● **EXERCISE INSTRUCTIONS**
From the listing below, restate word for word the lines from the line containing "Emit a web page" down through the line containing "line-height: 34px; transform: scaleX(0.85);". Exclude pictures.
*** DATA SUPPLIED
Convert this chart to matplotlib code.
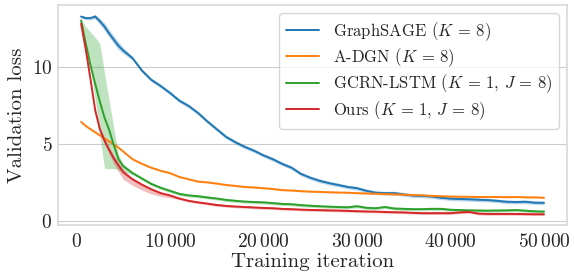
******
*** DATA SUPPLIED
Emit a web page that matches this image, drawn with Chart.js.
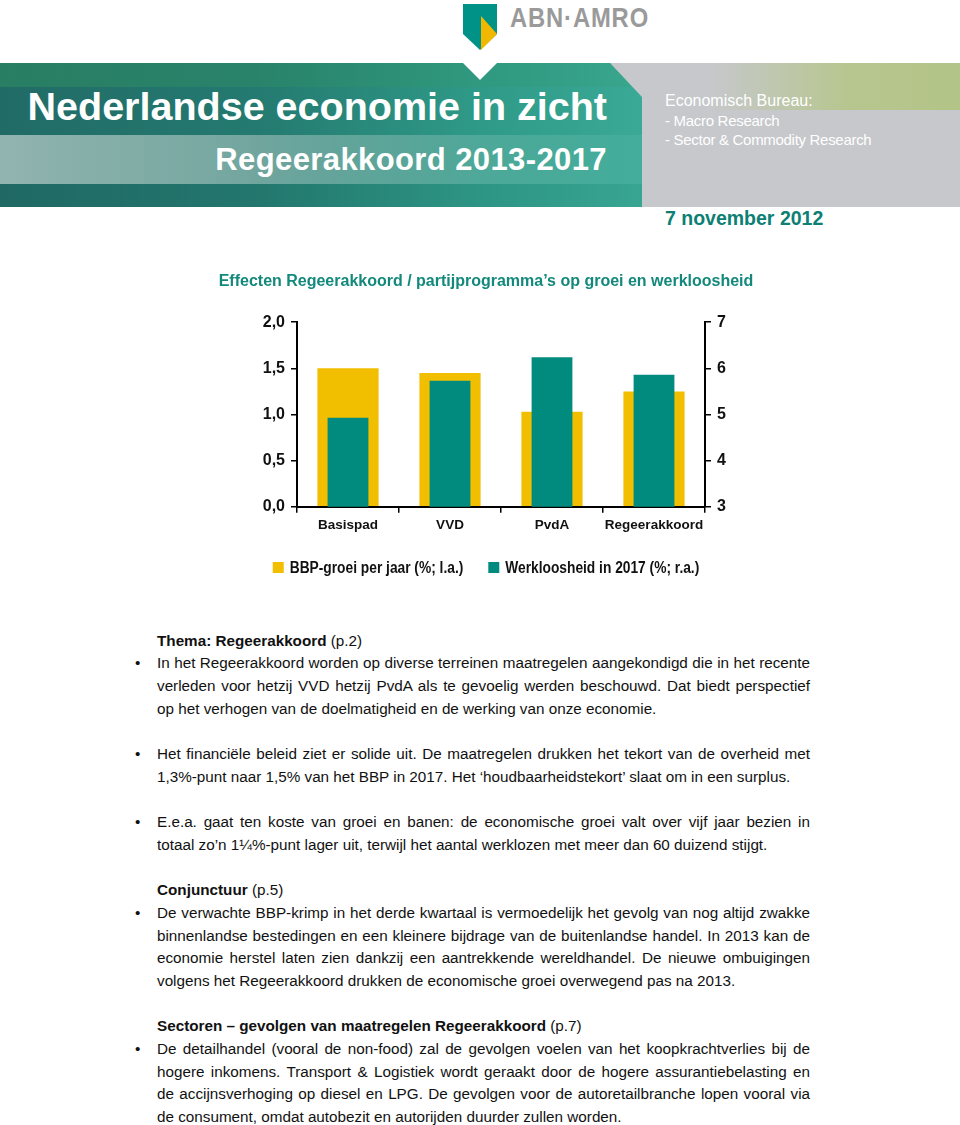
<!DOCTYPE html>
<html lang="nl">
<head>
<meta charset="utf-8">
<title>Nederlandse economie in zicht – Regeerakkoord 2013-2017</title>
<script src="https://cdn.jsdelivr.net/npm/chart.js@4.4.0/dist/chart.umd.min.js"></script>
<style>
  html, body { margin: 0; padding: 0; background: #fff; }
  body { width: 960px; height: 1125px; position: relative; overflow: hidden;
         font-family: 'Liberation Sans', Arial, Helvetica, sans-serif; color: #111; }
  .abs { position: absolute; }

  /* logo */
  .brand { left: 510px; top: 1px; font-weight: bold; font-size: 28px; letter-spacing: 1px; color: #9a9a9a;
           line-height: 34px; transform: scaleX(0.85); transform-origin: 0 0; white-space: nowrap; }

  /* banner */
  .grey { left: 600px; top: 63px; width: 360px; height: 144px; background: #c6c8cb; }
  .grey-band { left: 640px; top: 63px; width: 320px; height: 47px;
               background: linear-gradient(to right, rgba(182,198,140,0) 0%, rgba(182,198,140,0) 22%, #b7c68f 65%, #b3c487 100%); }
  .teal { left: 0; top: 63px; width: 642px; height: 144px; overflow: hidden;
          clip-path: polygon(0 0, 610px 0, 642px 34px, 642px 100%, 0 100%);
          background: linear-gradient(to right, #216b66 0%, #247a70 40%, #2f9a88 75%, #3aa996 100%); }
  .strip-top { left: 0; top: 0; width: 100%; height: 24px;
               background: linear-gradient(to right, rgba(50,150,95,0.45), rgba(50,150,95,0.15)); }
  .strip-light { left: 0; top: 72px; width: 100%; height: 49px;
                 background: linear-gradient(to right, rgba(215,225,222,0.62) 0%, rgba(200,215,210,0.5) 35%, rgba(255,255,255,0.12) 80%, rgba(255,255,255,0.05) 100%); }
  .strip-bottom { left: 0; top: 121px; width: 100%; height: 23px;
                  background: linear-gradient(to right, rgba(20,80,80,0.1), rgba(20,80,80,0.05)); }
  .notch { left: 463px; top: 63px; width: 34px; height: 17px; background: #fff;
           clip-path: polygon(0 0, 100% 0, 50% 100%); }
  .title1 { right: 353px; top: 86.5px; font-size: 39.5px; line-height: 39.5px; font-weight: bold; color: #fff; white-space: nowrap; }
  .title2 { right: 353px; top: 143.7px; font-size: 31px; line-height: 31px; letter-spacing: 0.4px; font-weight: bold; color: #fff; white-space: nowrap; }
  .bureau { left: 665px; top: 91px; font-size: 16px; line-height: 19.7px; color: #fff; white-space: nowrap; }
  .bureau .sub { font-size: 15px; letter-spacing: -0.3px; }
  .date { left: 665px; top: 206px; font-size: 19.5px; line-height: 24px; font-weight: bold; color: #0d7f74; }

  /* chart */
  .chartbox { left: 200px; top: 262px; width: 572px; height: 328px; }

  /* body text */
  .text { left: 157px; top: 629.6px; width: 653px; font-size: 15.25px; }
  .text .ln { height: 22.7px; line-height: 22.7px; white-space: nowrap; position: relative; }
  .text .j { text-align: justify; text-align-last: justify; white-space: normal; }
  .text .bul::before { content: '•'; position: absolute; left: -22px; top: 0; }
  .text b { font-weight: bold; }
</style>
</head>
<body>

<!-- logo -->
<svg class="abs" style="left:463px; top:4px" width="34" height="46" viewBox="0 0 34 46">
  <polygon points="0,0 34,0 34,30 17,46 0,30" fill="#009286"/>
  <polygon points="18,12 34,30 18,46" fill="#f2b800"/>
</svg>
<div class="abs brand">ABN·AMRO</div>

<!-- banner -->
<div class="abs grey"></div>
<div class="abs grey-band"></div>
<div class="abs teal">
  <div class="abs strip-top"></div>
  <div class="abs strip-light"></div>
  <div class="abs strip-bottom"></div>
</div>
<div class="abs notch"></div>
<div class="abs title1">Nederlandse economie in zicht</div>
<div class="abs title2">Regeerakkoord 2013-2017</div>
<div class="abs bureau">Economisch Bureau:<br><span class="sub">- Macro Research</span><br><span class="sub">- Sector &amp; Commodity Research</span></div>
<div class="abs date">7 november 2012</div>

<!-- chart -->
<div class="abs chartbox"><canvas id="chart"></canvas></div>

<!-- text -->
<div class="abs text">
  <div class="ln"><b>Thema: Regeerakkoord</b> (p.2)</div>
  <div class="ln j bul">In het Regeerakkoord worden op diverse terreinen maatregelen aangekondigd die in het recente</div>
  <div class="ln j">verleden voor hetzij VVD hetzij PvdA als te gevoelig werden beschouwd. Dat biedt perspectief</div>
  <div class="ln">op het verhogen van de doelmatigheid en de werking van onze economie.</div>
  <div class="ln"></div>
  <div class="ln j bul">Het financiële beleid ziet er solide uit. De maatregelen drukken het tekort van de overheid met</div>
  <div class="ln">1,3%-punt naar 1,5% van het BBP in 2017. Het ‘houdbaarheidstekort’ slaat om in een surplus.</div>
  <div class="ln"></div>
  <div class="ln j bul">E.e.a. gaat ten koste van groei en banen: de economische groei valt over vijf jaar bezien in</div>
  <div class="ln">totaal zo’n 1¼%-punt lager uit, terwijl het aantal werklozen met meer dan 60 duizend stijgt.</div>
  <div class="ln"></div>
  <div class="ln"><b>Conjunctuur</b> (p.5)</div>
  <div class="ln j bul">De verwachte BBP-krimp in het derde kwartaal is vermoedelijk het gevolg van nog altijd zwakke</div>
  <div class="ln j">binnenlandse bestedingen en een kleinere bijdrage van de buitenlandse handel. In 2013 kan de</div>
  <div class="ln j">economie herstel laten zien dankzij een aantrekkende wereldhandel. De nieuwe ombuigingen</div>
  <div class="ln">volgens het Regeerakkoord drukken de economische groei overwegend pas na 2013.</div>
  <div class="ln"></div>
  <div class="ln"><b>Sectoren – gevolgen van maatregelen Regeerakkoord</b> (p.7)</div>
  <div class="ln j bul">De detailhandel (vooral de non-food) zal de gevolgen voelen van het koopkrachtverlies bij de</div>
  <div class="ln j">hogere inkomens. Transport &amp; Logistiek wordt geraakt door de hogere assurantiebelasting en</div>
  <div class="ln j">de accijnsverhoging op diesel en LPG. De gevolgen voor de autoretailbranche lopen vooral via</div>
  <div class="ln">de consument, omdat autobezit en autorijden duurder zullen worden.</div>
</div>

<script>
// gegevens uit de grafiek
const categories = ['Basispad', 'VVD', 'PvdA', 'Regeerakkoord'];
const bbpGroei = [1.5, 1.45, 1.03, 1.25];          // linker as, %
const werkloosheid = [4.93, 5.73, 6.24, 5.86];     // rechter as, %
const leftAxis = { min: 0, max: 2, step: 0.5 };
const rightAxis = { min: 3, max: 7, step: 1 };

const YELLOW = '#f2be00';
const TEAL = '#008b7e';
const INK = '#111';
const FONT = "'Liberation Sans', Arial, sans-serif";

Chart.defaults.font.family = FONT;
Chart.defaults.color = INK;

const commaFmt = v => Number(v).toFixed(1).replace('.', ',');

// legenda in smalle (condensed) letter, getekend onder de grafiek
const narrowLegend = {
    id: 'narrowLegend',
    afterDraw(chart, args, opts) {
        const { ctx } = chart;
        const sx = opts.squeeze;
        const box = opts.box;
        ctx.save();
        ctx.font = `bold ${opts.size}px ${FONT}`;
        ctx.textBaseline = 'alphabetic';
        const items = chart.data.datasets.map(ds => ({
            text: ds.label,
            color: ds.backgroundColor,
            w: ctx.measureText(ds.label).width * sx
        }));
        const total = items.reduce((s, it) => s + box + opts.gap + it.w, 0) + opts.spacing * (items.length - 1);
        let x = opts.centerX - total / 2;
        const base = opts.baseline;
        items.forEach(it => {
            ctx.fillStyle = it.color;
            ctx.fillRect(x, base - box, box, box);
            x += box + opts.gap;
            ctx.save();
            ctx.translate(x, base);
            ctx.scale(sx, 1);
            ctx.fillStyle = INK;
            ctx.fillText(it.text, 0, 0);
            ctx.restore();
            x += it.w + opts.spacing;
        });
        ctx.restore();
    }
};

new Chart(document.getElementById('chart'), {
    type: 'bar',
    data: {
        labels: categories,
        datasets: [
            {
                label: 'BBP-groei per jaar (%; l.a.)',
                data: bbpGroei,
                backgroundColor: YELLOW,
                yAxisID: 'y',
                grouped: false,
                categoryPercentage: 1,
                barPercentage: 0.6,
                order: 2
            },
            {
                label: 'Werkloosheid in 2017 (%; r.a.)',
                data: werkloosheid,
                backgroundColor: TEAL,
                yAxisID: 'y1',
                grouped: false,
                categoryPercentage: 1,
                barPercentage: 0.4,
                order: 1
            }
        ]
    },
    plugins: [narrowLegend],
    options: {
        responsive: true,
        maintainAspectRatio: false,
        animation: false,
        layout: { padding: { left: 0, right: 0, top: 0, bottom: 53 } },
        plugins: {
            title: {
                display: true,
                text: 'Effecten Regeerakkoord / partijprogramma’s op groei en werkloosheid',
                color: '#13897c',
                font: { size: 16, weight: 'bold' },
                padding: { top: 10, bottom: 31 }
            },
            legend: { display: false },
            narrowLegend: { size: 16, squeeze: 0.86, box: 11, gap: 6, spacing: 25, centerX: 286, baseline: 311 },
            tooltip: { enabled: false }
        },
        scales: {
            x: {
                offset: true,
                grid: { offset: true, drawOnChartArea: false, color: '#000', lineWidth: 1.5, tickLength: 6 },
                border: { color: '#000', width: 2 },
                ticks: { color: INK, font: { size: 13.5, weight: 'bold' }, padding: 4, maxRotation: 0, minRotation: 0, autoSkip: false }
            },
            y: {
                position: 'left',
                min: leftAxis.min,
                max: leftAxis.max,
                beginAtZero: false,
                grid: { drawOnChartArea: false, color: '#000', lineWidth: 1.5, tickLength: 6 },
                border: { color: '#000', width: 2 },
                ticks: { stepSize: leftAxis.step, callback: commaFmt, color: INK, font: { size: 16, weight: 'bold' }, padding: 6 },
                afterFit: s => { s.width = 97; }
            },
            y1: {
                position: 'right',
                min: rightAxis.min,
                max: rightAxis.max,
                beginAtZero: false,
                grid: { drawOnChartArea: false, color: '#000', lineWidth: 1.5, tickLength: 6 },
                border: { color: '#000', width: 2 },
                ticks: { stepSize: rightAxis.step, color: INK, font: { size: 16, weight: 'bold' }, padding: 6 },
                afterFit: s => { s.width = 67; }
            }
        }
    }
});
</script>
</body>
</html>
******
● **CORRECT RESULT**
Emit a web page that matches this image, drawn with Chart.js.
<!DOCTYPE html>
<html lang="nl">
<head>
<meta charset="utf-8">
<title>Nederlandse economie in zicht – Regeerakkoord 2013-2017</title>
<script src="https://cdn.jsdelivr.net/npm/chart.js@4.4.0/dist/chart.umd.min.js"></script>
<style>
  html, body { margin: 0; padding: 0; background: #fff; }
  body { width: 960px; height: 1125px; position: relative; overflow: hidden;
         font-family: 'Liberation Sans', Arial, Helvetica, sans-serif; color: #111; }
  .abs { position: absolute; }

  /* logo */
  .brand { left: 510px; top: 1px; font-weight: bold; font-size: 28px; letter-spacing: 1px; color: #9a9a9a;
           line-height: 34px; transform: scaleX(0.85); transform-origin: 0 0; white-space: nowrap; }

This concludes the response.